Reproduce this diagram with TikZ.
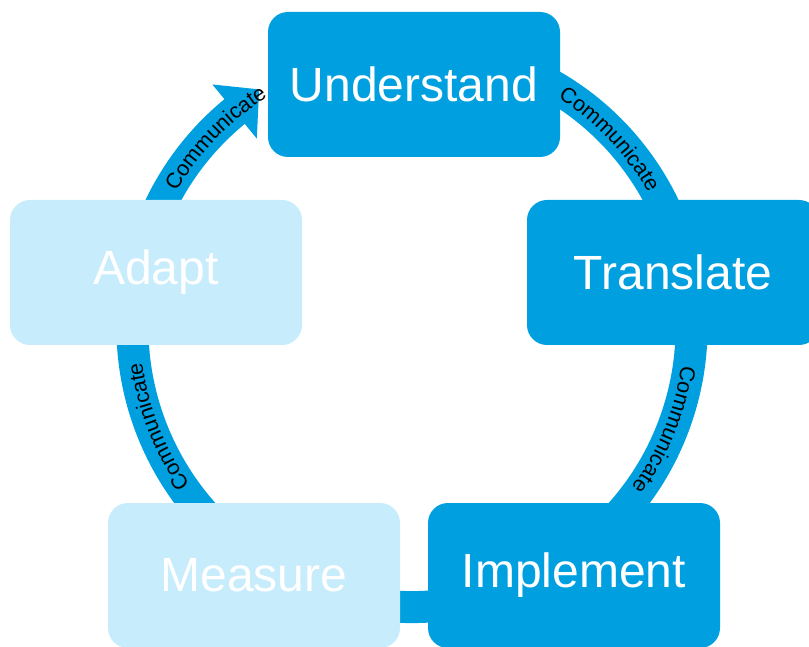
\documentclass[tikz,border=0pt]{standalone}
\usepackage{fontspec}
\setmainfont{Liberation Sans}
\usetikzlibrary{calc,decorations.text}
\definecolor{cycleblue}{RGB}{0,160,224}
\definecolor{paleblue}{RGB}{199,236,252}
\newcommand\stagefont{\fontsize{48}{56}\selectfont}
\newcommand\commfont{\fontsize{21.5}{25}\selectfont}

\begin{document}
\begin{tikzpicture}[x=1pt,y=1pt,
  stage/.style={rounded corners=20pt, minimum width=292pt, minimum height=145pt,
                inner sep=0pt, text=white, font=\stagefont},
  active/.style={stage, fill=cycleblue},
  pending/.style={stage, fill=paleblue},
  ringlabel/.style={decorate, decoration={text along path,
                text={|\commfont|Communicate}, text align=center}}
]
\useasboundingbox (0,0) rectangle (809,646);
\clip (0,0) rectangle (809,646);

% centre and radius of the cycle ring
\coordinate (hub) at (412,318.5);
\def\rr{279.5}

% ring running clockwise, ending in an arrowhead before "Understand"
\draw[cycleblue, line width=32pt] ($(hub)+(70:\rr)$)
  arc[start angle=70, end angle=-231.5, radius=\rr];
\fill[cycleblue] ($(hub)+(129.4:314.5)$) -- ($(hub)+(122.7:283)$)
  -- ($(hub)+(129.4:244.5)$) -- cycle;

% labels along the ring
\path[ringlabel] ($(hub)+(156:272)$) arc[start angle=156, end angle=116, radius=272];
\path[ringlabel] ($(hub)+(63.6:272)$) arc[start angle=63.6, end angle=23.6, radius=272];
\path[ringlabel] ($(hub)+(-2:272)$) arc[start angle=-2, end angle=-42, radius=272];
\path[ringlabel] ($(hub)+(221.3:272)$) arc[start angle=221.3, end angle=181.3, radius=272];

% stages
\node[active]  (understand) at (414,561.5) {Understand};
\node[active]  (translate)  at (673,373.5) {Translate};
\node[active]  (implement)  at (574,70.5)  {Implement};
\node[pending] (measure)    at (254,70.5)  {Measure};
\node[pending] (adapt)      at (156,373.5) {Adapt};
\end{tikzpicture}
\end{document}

### WRITTEN INSTRUCTION
The listing above must be printed again exactly, minus its pictures.

### SOLUTION TO THIS PROBLEM
Reproduce this diagram with TikZ.
\documentclass[tikz,border=0pt]{standalone}
\usepackage{fontspec}
\setmainfont{Liberation Sans}
\usetikzlibrary{calc,decorations.text}
\definecolor{cycleblue}{RGB}{0,160,224}
\definecolor{paleblue}{RGB}{199,236,252}
\newcommand\stagefont{\fontsize{48}{56}\selectfont}
\newcommand\commfont{\fontsize{21.5}{25}\selectfont}

\begin{document}
\begin{tikzpicture}[x=1pt,y=1pt,
  stage/.style={rounded corners=20pt, minimum width=292pt, minimum height=145pt,
                inner sep=0pt, text=white, font=\stagefont},
  active/.style={stage, fill=cycleblue},
  pending/.style={stage, fill=paleblue},
  ringlabel/.style={decorate, decoration={text along path,
                text={|\commfont|Communicate}, text align=center}}
]
\useasboundingbox (0,0) rectangle (809,646);
\clip (0,0) rectangle (809,646);

% centre and radius of the cycle ring
\coordinate (hub) at (412,318.5);
\def\rr{279.5}

% ring running clockwise, ending in an arrowhead before "Understand"
\draw[cycleblue, line width=32pt] ($(hub)+(70:\rr)$)
  arc[start angle=70, end angle=-231.5, radius=\rr];
\fill[cycleblue] ($(hub)+(129.4:314.5)$) -- ($(hub)+(122.7:283)$)
  -- ($(hub)+(129.4:244.5)$) -- cycle;

% labels along the ring
\path[ringlabel] ($(hub)+(156:272)$) arc[start angle=156, end angle=116, radius=272];
\path[ringlabel] ($(hub)+(63.6:272)$) arc[start angle=63.6, end angle=23.6, radius=272];
\path[ringlabel] ($(hub)+(-2:272)$) arc[start angle=-2, end angle=-42, radius=272];
\path[ringlabel] ($(hub)+(221.3:272)$) arc[start angle=221.3, end angle=181.3, radius=272];

% stages
\node[active]  (understand) at (414,561.5) {Understand};
\node[active]  (translate)  at (673,373.5) {Translate};
\node[active]  (implement)  at (574,70.5)  {Implement};
\node[pending] (measure)    at (254,70.5)  {Measure};
\node[pending] (adapt)      at (156,373.5) {Adapt};
\end{tikzpicture}
\end{document}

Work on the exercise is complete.